Reproduce the listing below without changes, except that pictures are left out.

COLLECTED MATERIAL:
★ ★ ★ ★ ★
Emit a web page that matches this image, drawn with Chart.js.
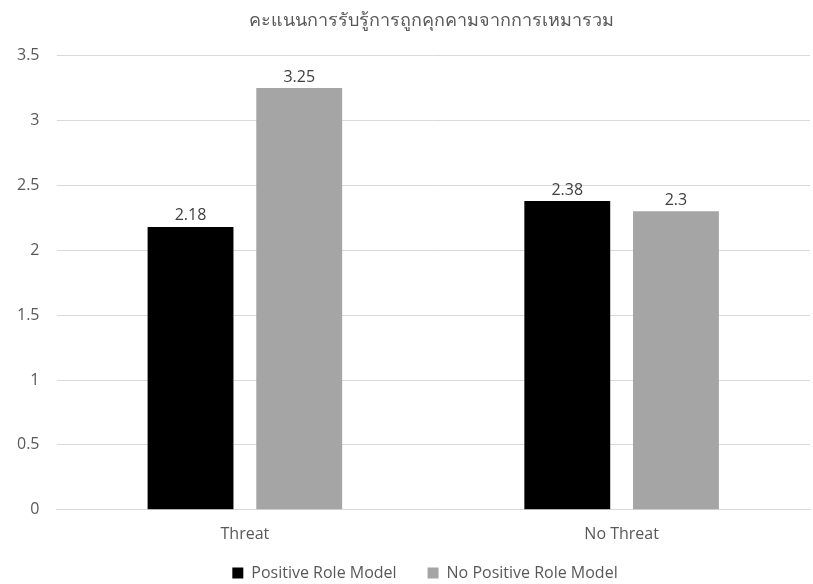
<!DOCTYPE html>
<html>
<head>
<meta charset="utf-8">
<script src="https://cdn.jsdelivr.net/npm/chart.js"></script>
<style>
  body{margin:0;background:#fff;}
  #wrap{width:813px;height:584px;}
</style>
</head>
<body>
<div id="wrap"><canvas id="myChart" width="813" height="584"></canvas></div>
<script>
const chartTitle = 'คะแนนการรับรู้การถูกคุกคามจากการเหมารวม';
const categories = ['Threat', 'No Threat'];
const seriesNames = ['Positive Role Model', 'No Positive Role Model'];
const positiveValues = [2.18, 2.38];
const noPositiveValues = [3.25, 2.3];

const textColor = '#595959';
const fontFamily = '"Open Sans", "Noto Sans", "DejaVu Sans", sans-serif';

// value labels above each bar
const barLabels = {
  id: 'barLabels',
  afterDatasetsDraw(chart) {
    const c = chart.ctx;
    c.save();
    c.font = '16px ' + fontFamily;
    c.fillStyle = '#404040';
    c.textAlign = 'center';
    c.textBaseline = 'bottom';
    chart.data.datasets.forEach((ds, i) => {
      chart.getDatasetMeta(i).data.forEach((bar, j) => {
        c.fillText(String(ds.data[j]), bar.x, bar.y - 3);
      });
    });
    c.restore();
  }
};

// nudge legend and title a bit to the right, like the original
const blockShift = {
  id: 'blockShift',
  afterLayout(chart) {
    chart.legend.left += 20;
    chart.legend.right += 20;
    chart.titleBlock.left += 26;
    chart.titleBlock.right += 26;
  }
};

const ctx = document.getElementById('myChart');
new Chart(ctx, {
  type: 'bar',
  data: {
    labels: categories,
    datasets: [{
      label: seriesNames[0],
      data: positiveValues,
      backgroundColor: '#000000',
      categoryPercentage: 0.577,
      barPercentage: 0.79
    }, {
      label: seriesNames[1],
      data: noPositiveValues,
      backgroundColor: '#a5a5a5',
      categoryPercentage: 0.577,
      barPercentage: 0.79
    }]
  },
  options: {
    responsive: false,
    animation: false,
    layout: { padding: { left: 0, right: 3, top: 0, bottom: -7 } },
    plugins: {
      title: {
        display: true,
        text: chartTitle,
        color: textColor,
        font: { size: 18, family: fontFamily, weight: 'normal' },
        padding: { top: 10, bottom: 24 }
      },
      legend: {
        position: 'bottom',
        labels: {
          color: textColor,
          font: { size: 16, family: fontFamily },
          boxWidth: 11,
          boxHeight: 11,
          padding: 6,
          // small vertical padding, so widen the gap between items with spaces
          generateLabels(chart) {
            const items = Chart.defaults.plugins.legend.labels.generateLabels(chart);
            items.forEach((it, i) => { if (i < items.length - 1) it.text += '      '; });
            return items;
          }
        }
      },
      tooltip: { enabled: false }
    },
    scales: {
      x: {
        grid: { display: false, drawTicks: false },
        border: { color: '#d9d9d9' },
        ticks: { color: textColor, font: { size: 16, family: fontFamily }, padding: 15 }
      },
      y: {
        min: 0,
        max: 3.5,
        ticks: {
          stepSize: 0.5,
          color: textColor,
          font: { size: 16, family: fontFamily },
          padding: 17,
          callback: v => String(v)
        },
        grid: { color: '#d9d9d9', drawTicks: false },
        border: { display: false }
      }
    }
  },
  plugins: [barLabels, blockShift]
});
</script>
</body>
</html>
★ ★ ★ ★ ★
RESULT OF THIS TASK:
Emit a web page that matches this image, drawn with Chart.js.
<!DOCTYPE html>
<html>
<head>
<meta charset="utf-8">
<script src="https://cdn.jsdelivr.net/npm/chart.js"></script>
<style>
  body{margin:0;background:#fff;}
  #wrap{width:813px;height:584px;}
</style>
</head>
<body>
<div id="wrap"><canvas id="myChart" width="813" height="584"></canvas></div>
<script>
const chartTitle = 'คะแนนการรับรู้การถูกคุกคามจากการเหมารวม';
const categories = ['Threat', 'No Threat'];
const seriesNames = ['Positive Role Model', 'No Positive Role Model'];
const positiveValues = [2.18, 2.38];
const noPositiveValues = [3.25, 2.3];

const textColor = '#595959';
const fontFamily = '"Open Sans", "Noto Sans", "DejaVu Sans", sans-serif';

// value labels above each bar
const barLabels = {
  id: 'barLabels',
  afterDatasetsDraw(chart) {
    const c = chart.ctx;
    c.save();
    c.font = '16px ' + fontFamily;
    c.fillStyle = '#404040';
    c.textAlign = 'center';
    c.textBaseline = 'bottom';
    chart.data.datasets.forEach((ds, i) => {
      chart.getDatasetMeta(i).data.forEach((bar, j) => {
        c.fillText(String(ds.data[j]), bar.x, bar.y - 3);
      });
    });
    c.restore();
  }
};

// nudge legend and title a bit to the right, like the original
const blockShift = {
  id: 'blockShift',
  afterLayout(chart) {
    chart.legend.left += 20;
    chart.legend.right += 20;
    chart.titleBlock.left += 26;
    chart.titleBlock.right += 26;
  }
};

const ctx = document.getElementById('myChart');
new Chart(ctx, {
  type: 'bar',
  data: {
    labels: categories,
    datasets: [{
      label: seriesNames[0],
      data: positiveValues,
      backgroundColor: '#000000',
      categoryPercentage: 0.577,
      barPercentage: 0.79
    }, {
      label: seriesNames[1],
      data: noPositiveValues,
      backgroundColor: '#a5a5a5',
      categoryPercentage: 0.577,
      barPercentage: 0.79
    }]
  },
  options: {
    responsive: false,
    animation: false,
    layout: { padding: { left: 0, right: 3, top: 0, bottom: -7 } },
    plugins: {
      title: {
        display: true,
        text: chartTitle,
        color: textColor,
        font: { size: 18, family: fontFamily, weight: 'normal' },
        padding: { top: 10, bottom: 24 }
      },
      legend: {
        position: 'bottom',
        labels: {
          color: textColor,
          font: { size: 16, family: fontFamily },
          boxWidth: 11,
          boxHeight: 11,
          padding: 6,
          // small vertical padding, so widen the gap between items with spaces
          generateLabels(chart) {
            const items = Chart.defaults.plugins.legend.labels.generateLabels(chart);
            items.forEach((it, i) => { if (i < items.length - 1) it.text += '      '; });
            return items;
          }
        }
      },
      tooltip: { enabled: false }
    },
    scales: {
      x: {
        grid: { display: false, drawTicks: false },
        border: { color: '#d9d9d9' },
        ticks: { color: textColor, font: { size: 16, family: fontFamily }, padding: 15 }
      },
      y: {
        min: 0,
        max: 3.5,
        ticks: {
          stepSize: 0.5,
          color: textColor,
          font: { size: 16, family: fontFamily },
          padding: 17,
          callback: v => String(v)
        },
        grid: { color: '#d9d9d9', drawTicks: false },
        border: { display: false }
      }
    }
  },
  plugins: [barLabels, blockShift]
});
</script>
</body>
</html>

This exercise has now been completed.